How to Deal with a Sprinkler System in a French Drain
I had a young contractor in Troy, Michigan wanted to know how we deal with the sprinklers. Francisco can feel when there’s a sprinkler there, the Kubota U17 doesn’t have a lot of breakout for us. Sometimes you know, sometimes you wish it had more, but the good part about having a machine that’s not overpowering, whatever that job is that you’re doing, he could actually feel when he, when he grabs a sprinkler line and even though you know when the machine grabs it, you know what ends up denting, the poly, it’s not a big deal because right away the guys on the ground go ahead and they cut a piece out. Then they put their system in. Then when they put their fabric in, look what they do. They paint so they don’t miss one putting it back together. They take a one-inch coupler or three-quarter-inch or a half-inch. It depends. That’s the part that kind of makes it tough. You never know until you start digging what that home has. So you end up in your tool trailer with a lot of parts and pieces. You end up traveling like you’re a sprinkler repair guy because you do a lot of sprinkler repairs.
So this is a one-inch coupler and you can see how nice these guys took these stainless steel clamps and clamp that poly pipe on a barbed coupler. Look at that and it’s like we weren’t even here. So that’s what all these paint marks are. And this is pretty typical what you see here for repair work. This is very, very common. Okay, so we got some more paint over here so I know that there’s more.
Okay, so that’s three quarter. Look at that three-quarter inch. Crazy. I don’t know why you would mix one inch with three quarter. It makes no sense to us, but we run into it. So keep some three quarter inch couplers and up a lot of one ash, a lot of one inch. Here’s another three quarter right here. So again, they cut the sprinkler line, dug everything out, finished digging everything out. They got their two perf pipes. There’s a solid pipe for the downspouts to run.

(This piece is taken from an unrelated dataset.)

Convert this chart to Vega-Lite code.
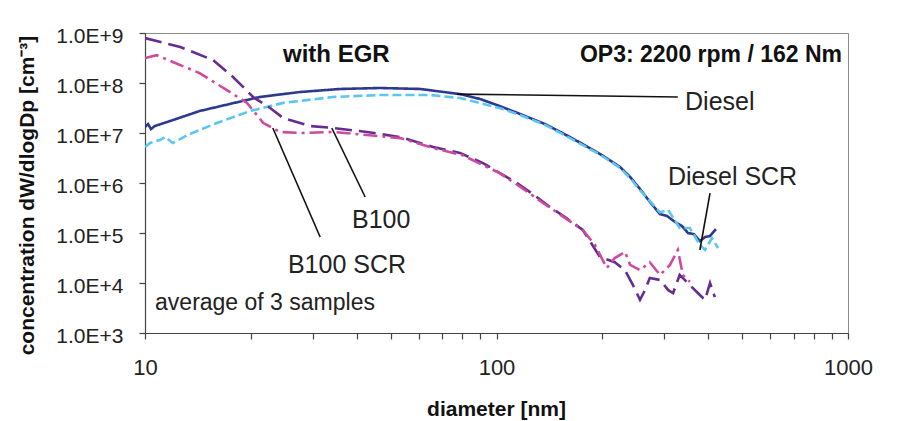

See, we can’t let the downspout water get trapped in that little tiny green belt in between the house and the landscape. So we run a solid virgin. This is solid Baughman virgin yellow on the inside, yellow on the outside. You know, that’s the good stuff. That’s the Premium. That’s the Baughman Premium in a solid to a pop-up admitter.
Look at how far we get the water, all that roof water that would get trapped over here. This place was a mess. It’d be really, really wet in between the landscape and the home. We’re now taking that water, we’re helping it. Heck, we’re better than halfway to the storm drain. And we’re letting you know we’re letting the water go here.
Now I want to make sure that everybody understands this. So the way this works, they’re gonna take this fabric when they fill this in with stone and they’re gonna just cut a circle out and have the fabric around here. Then they lay the sod right up against this. Now any shingle, gravel leaves, and debris will just get washed into the grass. The lawnmower will just blow that stuff around. You’ll never even know it’s there. Instead of being left in your French drain system, you want to isolate the two downspouts and French drains. They’re two separate systems. Keep that in mind, but you can use the same trench. That’s a cost-saving to the homeowner.
So these guys are using the one and three quarter inch stone. This stuff really rips, this stuff really, really rips. I really recommend it. Stick with round rock and get as large as you can stand. And what I mean by that is if it gets too big, you can feel it when you walk on your grass. If it’s like a dry creek bed then go with four-inch to eight, talk about voids. Talk about moving water. So, but always go with a round rock. Do not go with crushed stone. Crushed stone, it’s all jagged. It ends up compacted and it doesn’t have the voids.
All right guys, until the next video.